# START OF Information provided
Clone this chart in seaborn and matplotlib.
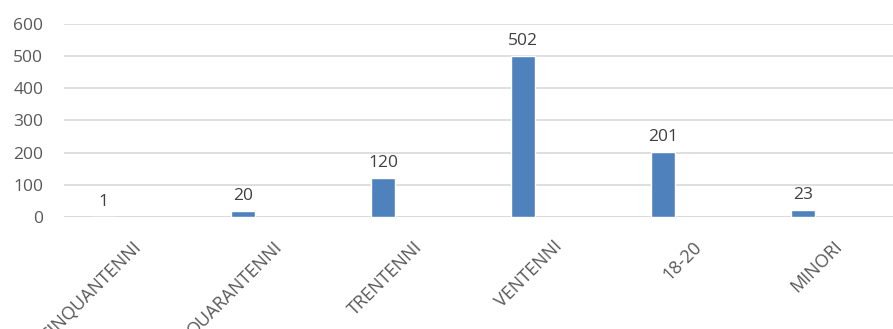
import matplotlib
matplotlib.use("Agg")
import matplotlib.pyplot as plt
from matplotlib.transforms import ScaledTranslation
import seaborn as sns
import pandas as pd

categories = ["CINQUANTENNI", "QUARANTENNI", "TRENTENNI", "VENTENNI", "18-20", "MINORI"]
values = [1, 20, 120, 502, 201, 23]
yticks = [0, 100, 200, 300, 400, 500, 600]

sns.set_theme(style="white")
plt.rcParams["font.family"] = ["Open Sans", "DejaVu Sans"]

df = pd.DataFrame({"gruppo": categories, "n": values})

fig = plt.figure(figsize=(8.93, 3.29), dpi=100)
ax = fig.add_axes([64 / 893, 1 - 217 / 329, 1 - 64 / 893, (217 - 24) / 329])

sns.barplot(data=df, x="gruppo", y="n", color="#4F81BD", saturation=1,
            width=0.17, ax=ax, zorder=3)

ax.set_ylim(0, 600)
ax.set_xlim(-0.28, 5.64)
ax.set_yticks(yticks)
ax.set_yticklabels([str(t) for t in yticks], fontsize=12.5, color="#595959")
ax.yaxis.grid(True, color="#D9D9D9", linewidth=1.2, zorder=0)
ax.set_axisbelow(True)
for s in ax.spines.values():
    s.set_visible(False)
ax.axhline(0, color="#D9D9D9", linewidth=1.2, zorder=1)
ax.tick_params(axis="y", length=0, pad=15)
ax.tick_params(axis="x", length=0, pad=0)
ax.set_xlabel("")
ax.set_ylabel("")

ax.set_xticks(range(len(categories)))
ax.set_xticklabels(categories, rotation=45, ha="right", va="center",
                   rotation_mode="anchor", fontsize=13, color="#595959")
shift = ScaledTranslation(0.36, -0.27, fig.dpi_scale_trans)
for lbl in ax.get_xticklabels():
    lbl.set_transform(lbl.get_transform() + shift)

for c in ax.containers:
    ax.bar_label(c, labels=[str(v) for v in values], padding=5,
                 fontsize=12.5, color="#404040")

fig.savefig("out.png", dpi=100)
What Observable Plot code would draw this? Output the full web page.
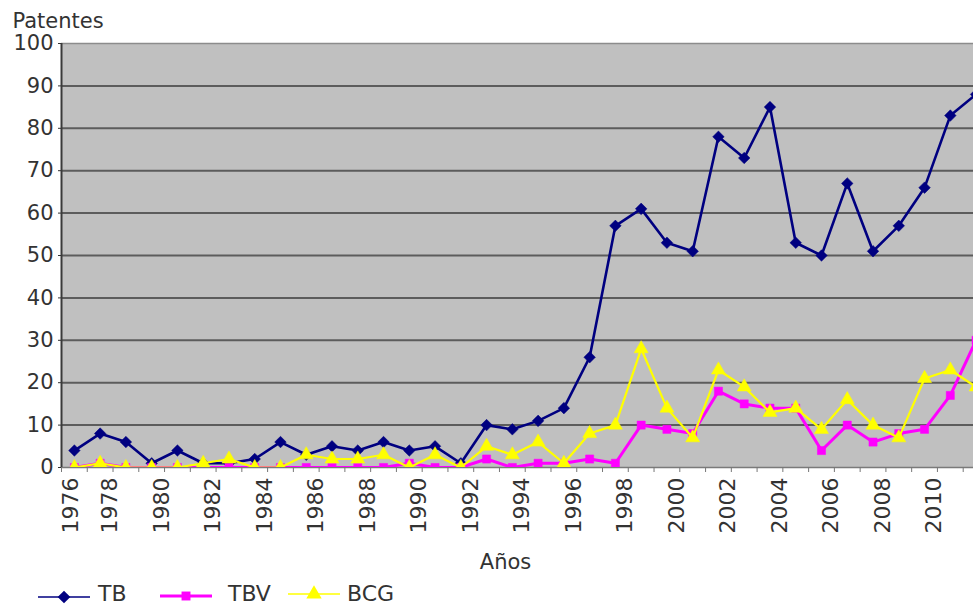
# END OF Information provided
# START OF Information provided
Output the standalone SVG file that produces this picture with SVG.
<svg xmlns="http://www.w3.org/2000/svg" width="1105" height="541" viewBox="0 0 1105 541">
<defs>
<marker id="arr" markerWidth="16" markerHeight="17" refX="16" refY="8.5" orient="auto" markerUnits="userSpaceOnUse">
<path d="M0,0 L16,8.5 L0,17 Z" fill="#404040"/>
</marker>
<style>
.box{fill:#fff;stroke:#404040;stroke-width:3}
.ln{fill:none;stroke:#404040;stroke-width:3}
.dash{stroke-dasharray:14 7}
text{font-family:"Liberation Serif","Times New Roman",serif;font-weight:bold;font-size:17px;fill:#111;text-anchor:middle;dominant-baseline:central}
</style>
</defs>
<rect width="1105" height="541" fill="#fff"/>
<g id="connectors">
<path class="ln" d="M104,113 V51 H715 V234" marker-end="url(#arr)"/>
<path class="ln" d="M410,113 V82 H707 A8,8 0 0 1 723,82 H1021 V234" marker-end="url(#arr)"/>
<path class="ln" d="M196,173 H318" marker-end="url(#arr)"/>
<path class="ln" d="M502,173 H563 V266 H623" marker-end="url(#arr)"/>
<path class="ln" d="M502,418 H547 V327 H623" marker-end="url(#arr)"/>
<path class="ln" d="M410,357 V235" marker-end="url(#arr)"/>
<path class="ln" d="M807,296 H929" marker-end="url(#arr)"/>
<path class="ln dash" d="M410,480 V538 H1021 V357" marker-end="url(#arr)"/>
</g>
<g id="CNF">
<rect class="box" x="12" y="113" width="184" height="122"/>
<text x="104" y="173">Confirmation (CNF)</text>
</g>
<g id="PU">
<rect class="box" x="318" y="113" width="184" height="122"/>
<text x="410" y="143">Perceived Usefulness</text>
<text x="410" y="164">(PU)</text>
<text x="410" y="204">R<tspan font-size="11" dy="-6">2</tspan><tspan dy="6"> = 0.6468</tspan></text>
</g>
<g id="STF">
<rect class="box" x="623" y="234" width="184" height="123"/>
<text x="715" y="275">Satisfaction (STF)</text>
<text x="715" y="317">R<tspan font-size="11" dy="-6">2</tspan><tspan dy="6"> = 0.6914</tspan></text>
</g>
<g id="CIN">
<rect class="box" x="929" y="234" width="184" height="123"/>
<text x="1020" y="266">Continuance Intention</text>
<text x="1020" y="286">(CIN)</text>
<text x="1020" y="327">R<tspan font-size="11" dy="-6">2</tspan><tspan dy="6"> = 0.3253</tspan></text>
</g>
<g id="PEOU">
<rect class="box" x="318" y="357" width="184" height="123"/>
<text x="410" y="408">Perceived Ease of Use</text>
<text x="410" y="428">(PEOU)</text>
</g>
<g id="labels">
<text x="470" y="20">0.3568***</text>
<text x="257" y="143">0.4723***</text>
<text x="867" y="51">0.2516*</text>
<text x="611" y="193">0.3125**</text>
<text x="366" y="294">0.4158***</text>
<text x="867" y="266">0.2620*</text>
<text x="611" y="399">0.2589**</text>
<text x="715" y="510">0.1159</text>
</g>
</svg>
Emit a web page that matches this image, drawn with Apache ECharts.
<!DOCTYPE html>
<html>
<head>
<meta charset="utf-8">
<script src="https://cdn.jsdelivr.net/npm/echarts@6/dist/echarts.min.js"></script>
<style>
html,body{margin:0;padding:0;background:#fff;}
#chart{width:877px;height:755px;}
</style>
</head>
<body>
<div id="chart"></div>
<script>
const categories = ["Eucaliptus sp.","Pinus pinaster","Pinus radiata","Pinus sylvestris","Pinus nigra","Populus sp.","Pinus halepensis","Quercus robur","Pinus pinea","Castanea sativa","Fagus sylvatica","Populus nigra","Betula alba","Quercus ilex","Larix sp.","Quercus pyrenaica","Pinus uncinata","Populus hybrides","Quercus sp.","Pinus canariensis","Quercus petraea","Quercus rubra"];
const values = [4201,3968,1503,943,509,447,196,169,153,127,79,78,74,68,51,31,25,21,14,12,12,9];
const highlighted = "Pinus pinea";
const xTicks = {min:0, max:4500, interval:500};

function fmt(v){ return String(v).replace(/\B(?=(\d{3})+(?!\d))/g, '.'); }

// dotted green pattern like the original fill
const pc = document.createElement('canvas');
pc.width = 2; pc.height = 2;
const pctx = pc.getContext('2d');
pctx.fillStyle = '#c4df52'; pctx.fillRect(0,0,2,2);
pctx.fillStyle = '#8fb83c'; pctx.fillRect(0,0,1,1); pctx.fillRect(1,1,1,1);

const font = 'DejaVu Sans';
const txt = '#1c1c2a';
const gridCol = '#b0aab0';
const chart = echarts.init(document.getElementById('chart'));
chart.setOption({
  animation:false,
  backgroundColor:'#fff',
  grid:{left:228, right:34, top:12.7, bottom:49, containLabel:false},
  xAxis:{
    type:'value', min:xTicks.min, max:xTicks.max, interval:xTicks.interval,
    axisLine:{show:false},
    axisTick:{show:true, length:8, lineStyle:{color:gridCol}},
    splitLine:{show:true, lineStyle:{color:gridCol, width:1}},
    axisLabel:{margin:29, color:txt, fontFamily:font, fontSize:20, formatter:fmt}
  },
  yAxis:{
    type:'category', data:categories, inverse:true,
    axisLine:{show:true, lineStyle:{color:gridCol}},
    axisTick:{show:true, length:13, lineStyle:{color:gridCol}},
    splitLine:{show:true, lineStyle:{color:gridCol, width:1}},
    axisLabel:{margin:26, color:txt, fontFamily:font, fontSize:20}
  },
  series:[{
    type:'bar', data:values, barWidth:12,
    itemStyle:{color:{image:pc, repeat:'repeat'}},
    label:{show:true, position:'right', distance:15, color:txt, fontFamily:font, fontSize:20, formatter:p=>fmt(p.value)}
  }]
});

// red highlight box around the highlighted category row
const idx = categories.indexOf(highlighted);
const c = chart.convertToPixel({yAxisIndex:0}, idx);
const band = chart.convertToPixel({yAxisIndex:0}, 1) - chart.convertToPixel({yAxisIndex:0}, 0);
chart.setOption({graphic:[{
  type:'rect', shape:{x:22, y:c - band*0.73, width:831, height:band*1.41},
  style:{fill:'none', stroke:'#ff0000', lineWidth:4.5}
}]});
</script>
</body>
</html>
# END OF Information provided
> Task statement:
Every line from the one containing "Clone this chart in seaborn and matplotlib." to the one containing "width=0.17, ax=ax, zorder=3)" should be output exactly, both ends included. Nothing else goes in, and no pictures either.

> Final answer:
Clone this chart in seaborn and matplotlib.
import matplotlib
matplotlib.use("Agg")
import matplotlib.pyplot as plt
from matplotlib.transforms import ScaledTranslation
import seaborn as sns
import pandas as pd

categories = ["CINQUANTENNI", "QUARANTENNI", "TRENTENNI", "VENTENNI", "18-20", "MINORI"]
values = [1, 20, 120, 502, 201, 23]
yticks = [0, 100, 200, 300, 400, 500, 600]

sns.set_theme(style="white")
plt.rcParams["font.family"] = ["Open Sans", "DejaVu Sans"]

df = pd.DataFrame({"gruppo": categories, "n": values})

fig = plt.figure(figsize=(8.93, 3.29), dpi=100)
ax = fig.add_axes([64 / 893, 1 - 217 / 329, 1 - 64 / 893, (217 - 24) / 329])

sns.barplot(data=df, x="gruppo", y="n", color="#4F81BD", saturation=1,
            width=0.17, ax=ax, zorder=3)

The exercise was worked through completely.